-- Prompt --
Make an exact copy of the data below, leaving out every picture.

-- Data lines --
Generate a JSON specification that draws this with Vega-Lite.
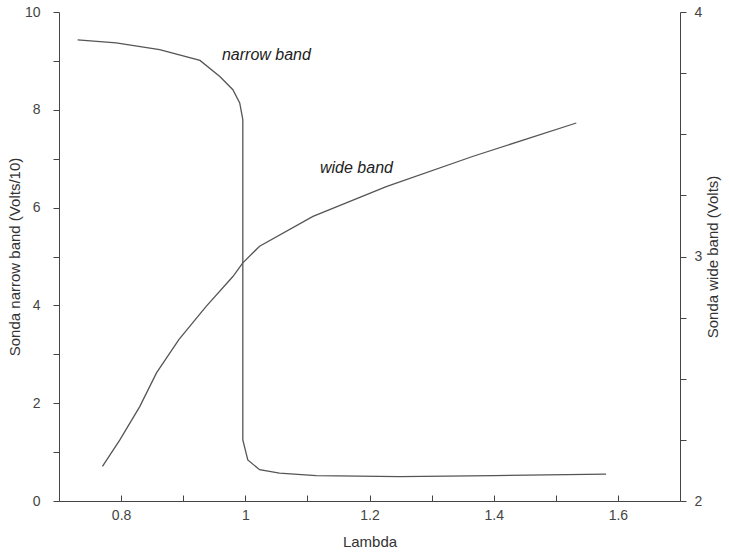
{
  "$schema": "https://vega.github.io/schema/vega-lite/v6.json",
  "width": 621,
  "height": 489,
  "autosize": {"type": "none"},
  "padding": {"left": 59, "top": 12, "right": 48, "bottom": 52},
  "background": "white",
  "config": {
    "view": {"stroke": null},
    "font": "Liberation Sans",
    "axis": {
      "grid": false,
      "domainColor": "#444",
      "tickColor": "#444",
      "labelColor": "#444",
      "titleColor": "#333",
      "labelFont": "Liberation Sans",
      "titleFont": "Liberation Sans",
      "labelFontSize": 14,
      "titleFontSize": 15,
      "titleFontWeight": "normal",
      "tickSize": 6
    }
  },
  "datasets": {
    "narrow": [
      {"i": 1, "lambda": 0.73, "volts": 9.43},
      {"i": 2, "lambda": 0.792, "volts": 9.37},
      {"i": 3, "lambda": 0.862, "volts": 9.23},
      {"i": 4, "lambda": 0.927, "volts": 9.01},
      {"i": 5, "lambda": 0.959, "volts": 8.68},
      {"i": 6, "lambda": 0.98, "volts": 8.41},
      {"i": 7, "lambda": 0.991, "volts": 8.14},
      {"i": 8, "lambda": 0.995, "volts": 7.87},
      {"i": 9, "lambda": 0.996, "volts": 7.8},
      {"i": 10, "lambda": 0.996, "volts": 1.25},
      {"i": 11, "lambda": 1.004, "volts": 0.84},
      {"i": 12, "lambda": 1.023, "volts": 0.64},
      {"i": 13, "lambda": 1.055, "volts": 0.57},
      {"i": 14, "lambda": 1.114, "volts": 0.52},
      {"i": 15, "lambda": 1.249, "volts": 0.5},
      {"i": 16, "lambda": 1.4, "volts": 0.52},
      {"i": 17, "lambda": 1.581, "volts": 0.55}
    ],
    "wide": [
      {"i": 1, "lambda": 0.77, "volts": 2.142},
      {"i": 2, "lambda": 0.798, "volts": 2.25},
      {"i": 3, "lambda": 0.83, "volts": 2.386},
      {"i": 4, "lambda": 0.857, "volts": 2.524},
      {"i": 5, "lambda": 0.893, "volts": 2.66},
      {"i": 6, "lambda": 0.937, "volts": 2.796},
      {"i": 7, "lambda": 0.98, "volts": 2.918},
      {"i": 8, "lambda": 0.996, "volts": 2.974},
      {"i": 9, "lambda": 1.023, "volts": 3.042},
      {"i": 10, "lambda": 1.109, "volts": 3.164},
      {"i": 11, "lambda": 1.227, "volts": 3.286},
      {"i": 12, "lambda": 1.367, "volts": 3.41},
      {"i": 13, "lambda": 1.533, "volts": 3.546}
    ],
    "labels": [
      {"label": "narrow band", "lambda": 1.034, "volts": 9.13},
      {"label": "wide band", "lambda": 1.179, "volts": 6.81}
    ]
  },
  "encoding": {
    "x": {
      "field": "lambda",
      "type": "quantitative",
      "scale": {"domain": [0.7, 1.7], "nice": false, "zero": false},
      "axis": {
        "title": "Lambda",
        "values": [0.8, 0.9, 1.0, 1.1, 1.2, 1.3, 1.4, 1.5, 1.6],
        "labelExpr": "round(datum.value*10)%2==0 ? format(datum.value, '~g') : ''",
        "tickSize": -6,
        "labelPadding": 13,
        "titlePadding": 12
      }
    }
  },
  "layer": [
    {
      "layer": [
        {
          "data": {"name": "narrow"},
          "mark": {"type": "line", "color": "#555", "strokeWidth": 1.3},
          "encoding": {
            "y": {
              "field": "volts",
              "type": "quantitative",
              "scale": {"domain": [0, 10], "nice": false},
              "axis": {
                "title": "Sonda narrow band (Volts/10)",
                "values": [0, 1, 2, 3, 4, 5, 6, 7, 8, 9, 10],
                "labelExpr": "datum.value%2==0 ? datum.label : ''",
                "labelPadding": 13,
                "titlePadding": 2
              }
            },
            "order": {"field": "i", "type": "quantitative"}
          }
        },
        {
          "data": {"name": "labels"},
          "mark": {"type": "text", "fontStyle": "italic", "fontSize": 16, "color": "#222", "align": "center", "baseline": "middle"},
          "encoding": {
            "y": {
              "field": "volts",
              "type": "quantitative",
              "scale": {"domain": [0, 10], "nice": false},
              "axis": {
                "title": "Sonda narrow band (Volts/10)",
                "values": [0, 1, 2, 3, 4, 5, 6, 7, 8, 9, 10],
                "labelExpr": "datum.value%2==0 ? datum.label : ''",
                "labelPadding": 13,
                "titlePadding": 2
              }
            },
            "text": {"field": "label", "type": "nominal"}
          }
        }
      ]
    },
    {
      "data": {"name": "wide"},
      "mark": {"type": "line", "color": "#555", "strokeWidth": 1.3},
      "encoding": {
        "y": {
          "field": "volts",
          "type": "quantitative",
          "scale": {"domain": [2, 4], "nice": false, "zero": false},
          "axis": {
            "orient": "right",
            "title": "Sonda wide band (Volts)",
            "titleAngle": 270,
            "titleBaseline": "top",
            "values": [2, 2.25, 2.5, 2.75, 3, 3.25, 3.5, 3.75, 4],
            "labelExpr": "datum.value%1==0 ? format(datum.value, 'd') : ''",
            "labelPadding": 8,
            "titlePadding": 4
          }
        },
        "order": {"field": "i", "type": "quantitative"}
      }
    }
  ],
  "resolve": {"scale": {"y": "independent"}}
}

-- Answer to the exercise --
Generate a JSON specification that draws this with Vega-Lite.
{
  "$schema": "https://vega.github.io/schema/vega-lite/v6.json",
  "width": 621,
  "height": 489,
  "autosize": {"type": "none"},
  "padding": {"left": 59, "top": 12, "right": 48, "bottom": 52},
  "background": "white",
  "config": {
    "view": {"stroke": null},
    "font": "Liberation Sans",
    "axis": {
      "grid": false,
      "domainColor": "#444",
      "tickColor": "#444",
      "labelColor": "#444",
      "titleColor": "#333",
      "labelFont": "Liberation Sans",
      "titleFont": "Liberation Sans",
      "labelFontSize": 14,
      "titleFontSize": 15,
      "titleFontWeight": "normal",
      "tickSize": 6
    }
  },
  "datasets": {
    "narrow": [
      {"i": 1, "lambda": 0.73, "volts": 9.43},
      {"i": 2, "lambda": 0.792, "volts": 9.37},
      {"i": 3, "lambda": 0.862, "volts": 9.23},
      {"i": 4, "lambda": 0.927, "volts": 9.01},
      {"i": 5, "lambda": 0.959, "volts": 8.68},
      {"i": 6, "lambda": 0.98, "volts": 8.41},
      {"i": 7, "lambda": 0.991, "volts": 8.14},
      {"i": 8, "lambda": 0.995, "volts": 7.87},
      {"i": 9, "lambda": 0.996, "volts": 7.8},
      {"i": 10, "lambda": 0.996, "volts": 1.25},
      {"i": 11, "lambda": 1.004, "volts": 0.84},
      {"i": 12, "lambda": 1.023, "volts": 0.64},
      {"i": 13, "lambda": 1.055, "volts": 0.57},
      {"i": 14, "lambda": 1.114, "volts": 0.52},
      {"i": 15, "lambda": 1.249, "volts": 0.5},
      {"i": 16, "lambda": 1.4, "volts": 0.52},
      {"i": 17, "lambda": 1.581, "volts": 0.55}
    ],
    "wide": [
      {"i": 1, "lambda": 0.77, "volts": 2.142},
      {"i": 2, "lambda": 0.798, "volts": 2.25},
      {"i": 3, "lambda": 0.83, "volts": 2.386},
      {"i": 4, "lambda": 0.857, "volts": 2.524},
      {"i": 5, "lambda": 0.893, "volts": 2.66},
      {"i": 6, "lambda": 0.937, "volts": 2.796},
      {"i": 7, "lambda": 0.98, "volts": 2.918},
      {"i": 8, "lambda": 0.996, "volts": 2.974},
      {"i": 9, "lambda": 1.023, "volts": 3.042},
      {"i": 10, "lambda": 1.109, "volts": 3.164},
      {"i": 11, "lambda": 1.227, "volts": 3.286},
      {"i": 12, "lambda": 1.367, "volts": 3.41},
      {"i": 13, "lambda": 1.533, "volts": 3.546}
    ],
    "labels": [
      {"label": "narrow band", "lambda": 1.034, "volts": 9.13},
      {"label": "wide band", "lambda": 1.179, "volts": 6.81}
    ]
  },
  "encoding": {
    "x": {
      "field": "lambda",
      "type": "quantitative",
      "scale": {"domain": [0.7, 1.7], "nice": false, "zero": false},
      "axis": {
        "title": "Lambda",
        "values": [0.8, 0.9, 1.0, 1.1, 1.2, 1.3, 1.4, 1.5, 1.6],
        "labelExpr": "round(datum.value*10)%2==0 ? format(datum.value, '~g') : ''",
        "tickSize": -6,
        "labelPadding": 13,
        "titlePadding": 12
      }
    }
  },
  "layer": [
    {
      "layer": [
        {
          "data": {"name": "narrow"},
          "mark": {"type": "line", "color": "#555", "strokeWidth": 1.3},
          "encoding": {
            "y": {
              "field": "volts",
              "type": "quantitative",
              "scale": {"domain": [0, 10], "nice": false},
              "axis": {
                "title": "Sonda narrow band (Volts/10)",
                "values": [0, 1, 2, 3, 4, 5, 6, 7, 8, 9, 10],
                "labelExpr": "datum.value%2==0 ? datum.label : ''",
                "labelPadding": 13,
                "titlePadding": 2
              }
            },
            "order": {"field": "i", "type": "quantitative"}
          }
        },
        {
          "data": {"name": "labels"},
          "mark": {"type": "text", "fontStyle": "italic", "fontSize": 16, "color": "#222", "align": "center", "baseline": "middle"},
          "encoding": {
            "y": {
              "field": "volts",
              "type": "quantitative",
              "scale": {"domain": [0, 10], "nice": false},
              "axis": {
                "title": "Sonda narrow band (Volts/10)",
                "values": [0, 1, 2, 3, 4, 5, 6, 7, 8, 9, 10],
                "labelExpr": "datum.value%2==0 ? datum.label : ''",
                "labelPadding": 13,
                "titlePadding": 2
              }
            },
            "text": {"field": "label", "type": "nominal"}
          }
        }
      ]
    },
    {
      "data": {"name": "wide"},
      "mark": {"type": "line", "color": "#555", "strokeWidth": 1.3},
      "encoding": {
        "y": {
          "field": "volts",
          "type": "quantitative",
          "scale": {"domain": [2, 4], "nice": false, "zero": false},
          "axis": {
            "orient": "right",
            "title": "Sonda wide band (Volts)",
            "titleAngle": 270,
            "titleBaseline": "top",
            "values": [2, 2.25, 2.5, 2.75, 3, 3.25, 3.5, 3.75, 4],
            "labelExpr": "datum.value%1==0 ? format(datum.value, 'd') : ''",
            "labelPadding": 8,
            "titlePadding": 4
          }
        },
        "order": {"field": "i", "type": "quantitative"}
      }
    }
  ],
  "resolve": {"scale": {"y": "independent"}}
}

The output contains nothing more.